Step 1: Understanding the Concept:
For an incompressible fluid (like water) flowing through a pipe, the mass flow rate remains constant.
This leads to the Equation of Continuity, which states that the product of the cross-sectional area and the fluid velocity is constant at any point in the pipe.
Basically, the same amount of fluid that enters one end per second must exit the other end per second.
Step 2: Key Formula or Approach:
\[ A_1 v_1 = A_2 v_2 \]
Where \(A\) is cross-sectional area and \(v\) is velocity.
Step 3: Detailed Explanation:
From the problem data:
- Area of wider section (\(A_1\)) = 4 \(\text{cm}^2\).
- Velocity in wider section (\(v_1\)) = 2 m/s.
- Area of narrower section (\(A_2\)) = 1 \(\text{cm}^2\).
Substitute these values into the continuity equation:
\[ (4 \text{ cm}^2) \times (2 \text{ m/s}) = (1 \text{ cm}^2) \times v_2 \]
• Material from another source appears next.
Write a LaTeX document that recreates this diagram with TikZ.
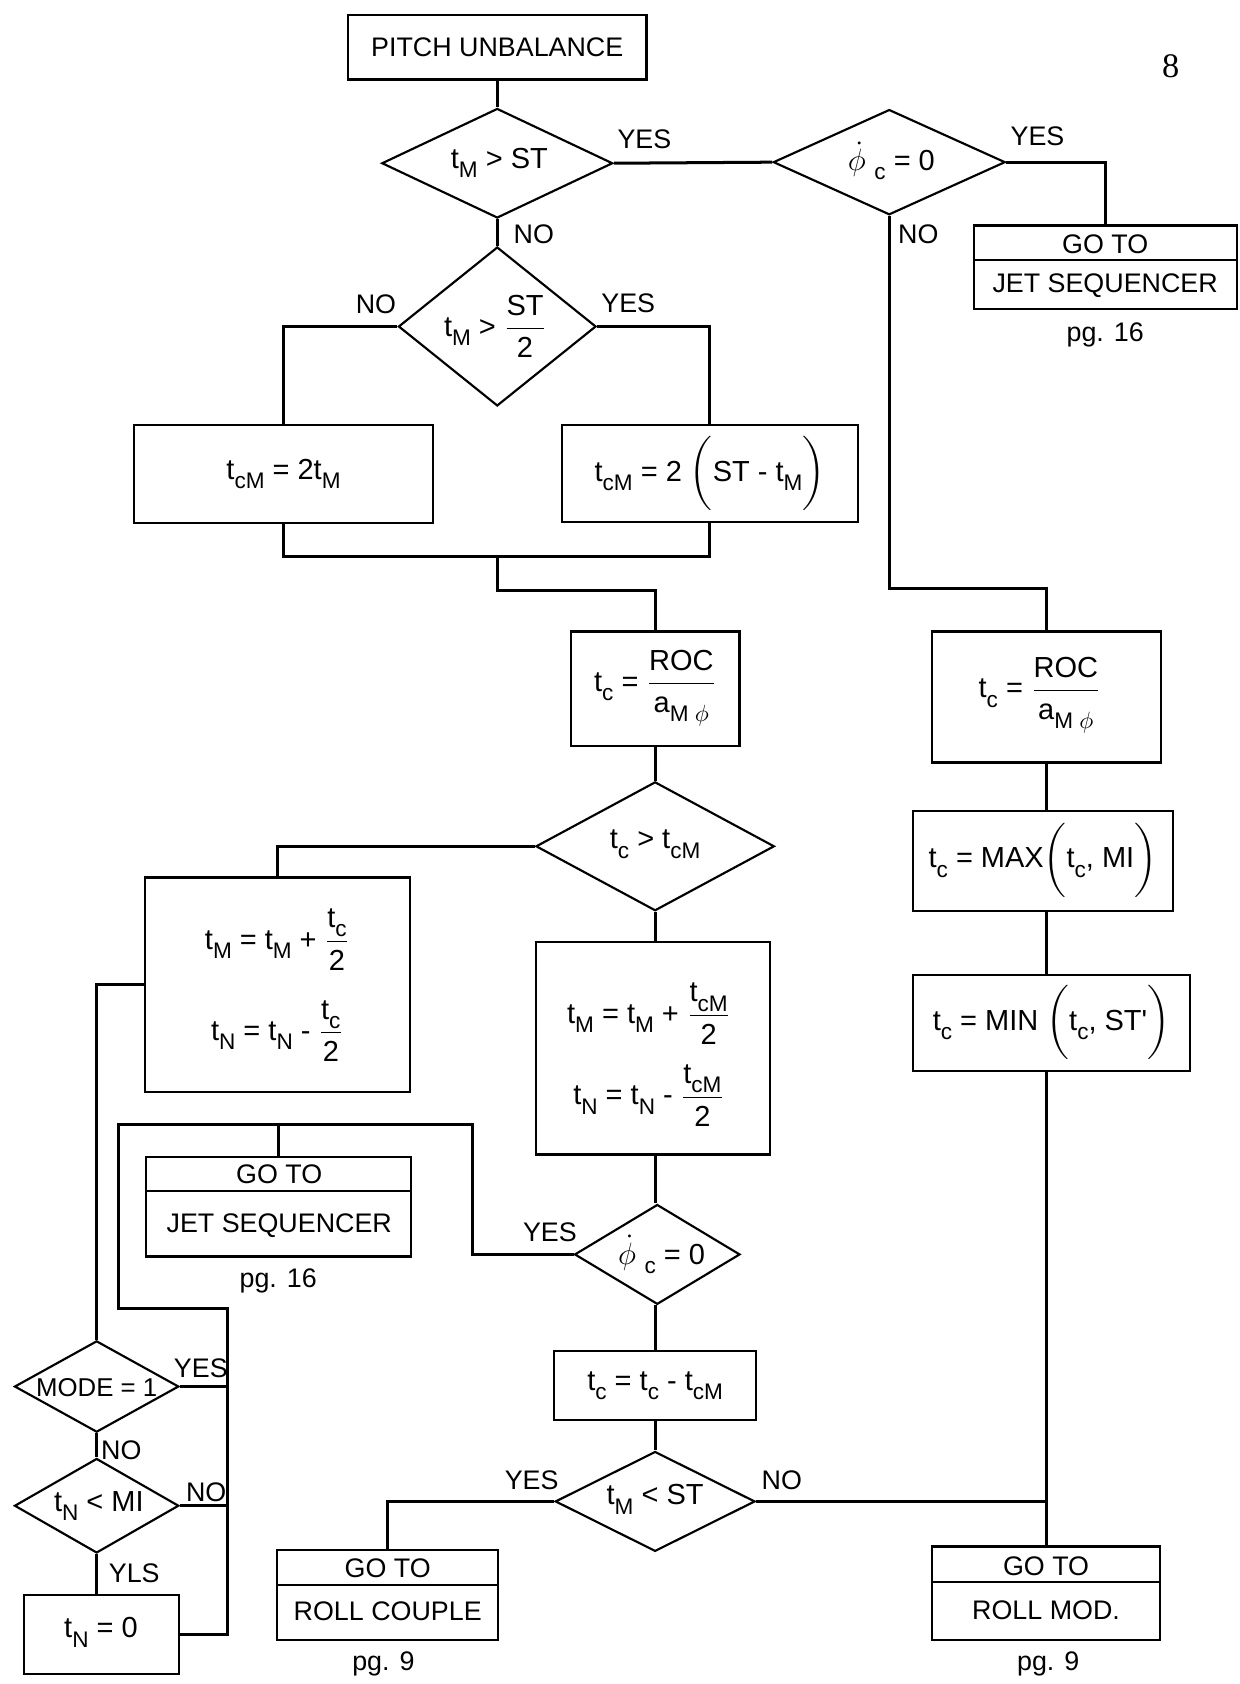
\documentclass[tikz,border=0pt]{standalone}
\usepackage{amsmath}
\usepackage{fontspec}
\setmainfont{Liberation Sans}
\newfontfamily\pgnumfont{Liberation Serif}
\usetikzlibrary{shapes.geometric}
\newcommand\sbs[1]{\raisebox{-0.6ex}{\fontsize{10.5}{11}\selectfont #1}}
\newcommand\fr[2]{$\dfrac{\mbox{#1}}{\mbox{#2}}$}
\newcommand\phidot{$\dot{\phi}$\kern4pt}
\begin{document}
\begin{tikzpicture}[x=0.5pt,y=-0.5pt,
  every node/.style={font=\fontsize{12.5}{15}\selectfont, inner sep=0pt},
  box/.style 2 args={draw, line width=1pt, rectangle, minimum width=#1, minimum height=#2},
  dia/.style 2 args={draw, line width=1pt, diamond, minimum width=#1, minimum height=#2},
  conn/.style={line width=1.4pt},
  lbl/.style={font=\fontsize{12.5}{15}\selectfont},
  big/.style={font=\fontsize{13.5}{16}\selectfont}]
\useasboundingbox (0,0) rectangle (1154,1568);

% page number
\node[font=\pgnumfont\fontsize{16}{18}\selectfont] (pgnum) at (1090,62) {8};

% ---------- nodes ----------
\node[box={139pt}{30pt}] (pitch) at (463,44) {PITCH UNBALANCE};

\node[dia={107.5pt}{51pt}] (d1) at (463,152) {};
\node[big] (d1t) at (465,152) {t\sbs{M} > ST};

\node[dia={108pt}{49pt}] (d2) at (828,151) {};
\node[big] (d2t) at (830,150) {\phidot\sbs{c} = 0};

\node[box={122.5pt}{39pt}] (js1) at (1029.5,249) {};
\draw[line width=1pt] (907,242) -- (1152,242);
\node (js1a) at (1029,227) {GO TO};
\node (js1b) at (1029,266) {JET SEQUENCER};
\node (js1p) at (1029,312) {pg. 16};

\node[dia={92pt}{74pt}] (d3) at (463,304) {};
\node[big] (d3t) at (461,304) {t\sbs{M} > \fr{ST}{2}};

\node[box={139pt}{45.5pt}] (l1) at (264,441.5) {};
\node[big] (l1t) at (264,441) {t\sbs{cM} = 2t\sbs{M}};

\node[box={138pt}{45pt}] (r1) at (661,441) {};
\node[big] (r1t) at (661,441) {t\sbs{cM} = 2 $\bigg($ST - t\sbs{M}$\bigg)$};

\node[box={78.5pt}{53.5pt}] (roc) at (610,641.5) {};
\node[big] (roct) at (610,641) {t\sbs{c} = \fr{ROC}{a\sbs{M $\phi$}}};

\node[dia={111pt}{60pt}] (d4) at (610,788) {};
\node[big] (d4t) at (610,786) {t\sbs{c} > t\sbs{cM}};

\node[box={123.5pt}{100pt}] (lb) at (258.5,917) {};
\node[big] (lbt1) at (258,875) {t\sbs{M} = t\sbs{M} + \fr{t\sbs{c}}{2}};
\node[big] (lbt2) at (258,960) {t\sbs{N} = t\sbs{N} - \fr{t\sbs{c}}{2}};

\node[box={109pt}{99pt}] (mb) at (608,976) {};
\node[big] (mbt1) at (604,944) {t\sbs{M} = t\sbs{M} + \fr{t\sbs{cM}}{2}};
\node[big] (mbt2) at (604,1020) {t\sbs{N} = t\sbs{N} - \fr{t\sbs{cM}}{2}};

\node[box={123.5pt}{46.5pt}] (js2) at (259.5,1123.5) {};
\draw[line width=1pt] (136,1109) -- (383,1109);
\node (js2a) at (260,1093) {GO TO};
\node (js2b) at (260,1141) {JET SEQUENCER};
\node (js2p) at (259,1193) {pg. 16};

\node[dia={77pt}{46.5pt}] (d5) at (612,1168) {};
\node[big] (d5t) at (616,1168) {\phidot\sbs{c} = 0};

\node[box={94pt}{32pt}] (tc) at (610,1290) {};
\node[big] (tct) at (610,1290) {t\sbs{c} = t\sbs{c} - t\sbs{cM}};

\node[dia={93pt}{46.5pt}] (d6) at (610,1398) {};
\node[big] (d6t) at (610,1396) {t\sbs{M} < ST};

\node[box={103pt}{42pt}] (rc) at (361,1485) {};
\draw[line width=1pt] (258,1476) -- (464,1476);
\node (rca) at (361,1460) {GO TO};
\node (rcb) at (361,1500) {ROLL COUPLE};
\node (rcp) at (357,1549) {pg. 9};

\node[box={106.5pt}{61pt}] (roc2) at (974.5,649) {};
\node[big] (roc2t) at (968,647) {t\sbs{c} = \fr{ROC}{a\sbs{M $\phi$}}};

\node[box={121pt}{46.5pt}] (max) at (971,801.5) {};
\node[big] (maxt) at (971,801) {t\sbs{c} = MAX$\bigg($t\sbs{c}, MI$\bigg)$};

\node[box={129pt}{44.5pt}] (min) at (979,952.5) {};
\node[big] (mint) at (979,952) {t\sbs{c} = MIN $\bigg($t\sbs{c}, ST\textquotesingle$\bigg)$};

\node[box={106pt}{43.5pt}] (rm) at (974,1483.5) {};
\draw[line width=1pt] (868,1473) -- (1080,1473);
\node (rma) at (974,1458) {GO TO};
\node (rmb) at (974,1499) {ROLL MOD.};
\node (rmp) at (976,1549) {pg. 9};

\node[dia={76.5pt}{42.5pt}] (d7) at (90,1291) {};
\node[font=\fontsize{12}{14}\selectfont] (d7t) at (90,1292) {MODE = 1};

\node[dia={76.5pt}{44pt}] (d8) at (90,1402) {};
\node[big] (d8t) at (92,1402) {t\sbs{N} < MI};

\node[box={72.5pt}{37pt}] (tn0) at (94.5,1522) {};
\node[big] (tn0t) at (94,1520) {t\sbs{N} = 0};

% ---------- connector coordinates ----------
\coordinate (k1) at (828,548);
\coordinate (k2) at (264,518);
\coordinate (k3) at (661,518);
\coordinate (k4) at (463,518);
\coordinate (k5) at (463,550);
\coordinate (k6) at (974,1398);
\coordinate (k7) at (440,1047);
\coordinate (k8) at (110,1047);
\coordinate (k9) at (110,1218);
\coordinate (k10) at (212,1218);
\coordinate (k11) at (212,1522);

% ---------- connectors ----------
\draw[conn] (pitch.south) -- (d1.north);
\draw[conn] (d1.east) -- (d2.west);
\draw[conn] (d2.east) -| (js1.north);
\draw[conn] (d2.south) -- (k1) -| (roc2.north);
\draw[conn] (d1.south) -- (d3.north);
\draw[conn] (d3.west) -| (l1.north);
\draw[conn] (d3.east) -| (r1.north);
\draw[conn] (l1.south) -- (k2) -- (k3) -- (r1.south);
\draw[conn] (k4) -- (k5) -| (roc.north);
\draw[conn] (roc.south) -- (d4.north);
\draw[conn] (d4.west) -| (lb.north);
\draw[conn] (d4.south) -- (d4.south |- mb.north);
\draw[conn] (mb.south -| d4.south) -- (d5.north -| d4.south);
\draw[conn] (d5.south -| d4.south) -- (tc.north);
\draw[conn] (tc.south) -- (d6.north);
\draw[conn] (d6.west) -| (rc.north);
\draw[conn] (roc2.south) -- (max.north -| roc2.south);
\draw[conn] (max.south -| roc2.south) -- (min.north -| roc2.south);
\draw[conn] (min.south -| roc2.south) -- (rm.north -| roc2.south);
\draw[conn] (d6.east) -- (k6);
\draw[conn] (d5.west) -| (k7) -- (k8) -- (k9) -- (k10) -- (k11) -- (tn0.east);
\draw[conn] (js2.north) -- (js2.north |- k7);
\draw[conn] (d7.east) -- (d7.east -| k10);
\draw[conn] (d8.east) -- (d8.east -| k10);
\draw[conn] (lb.west) -| (d7.north);
\draw[conn] (d7.south) -- (d8.north);
\draw[conn] (d8.south) -- (d8.south |- tn0.north);

% ---------- branch labels ----------
\node[lbl] (y1) at (600,130) {YES};
\node[lbl] (n1) at (497,218) {NO};
\node[lbl] (y2) at (966,127) {YES};
\node[lbl] (n2) at (855,218) {NO};
\node[lbl] (n3) at (350,283) {NO};
\node[lbl] (y3) at (585,282) {YES};
\node[lbl] (y5) at (512,1147) {YES};
\node[lbl] (y7) at (187,1274) {YES};
\node[lbl] (n7) at (113,1350) {NO};
\node[lbl] (n8) at (192,1389) {NO};
\node[lbl] (y8) at (125,1465) {YLS};
\node[lbl] (y6) at (495,1378) {YES};
\node[lbl] (n6) at (728,1378) {NO};
\end{tikzpicture}
\end{document}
\[ 8 \text{ cm}^2 \cdot \text{m/s} = 1 \text{ cm}^2 \cdot v_2 \]
Solve for \(v_2\):
\[ v_2 = \frac{8}{1} = 8 \text{ m/s} \]
The units of area (\(\text{cm}^2\)) cancel out, so conversion to SI units was not strictly necessary here, though it is good practice in complex problems.
Step 4: Final Answer:
The velocity in the narrower section is 8 m/s.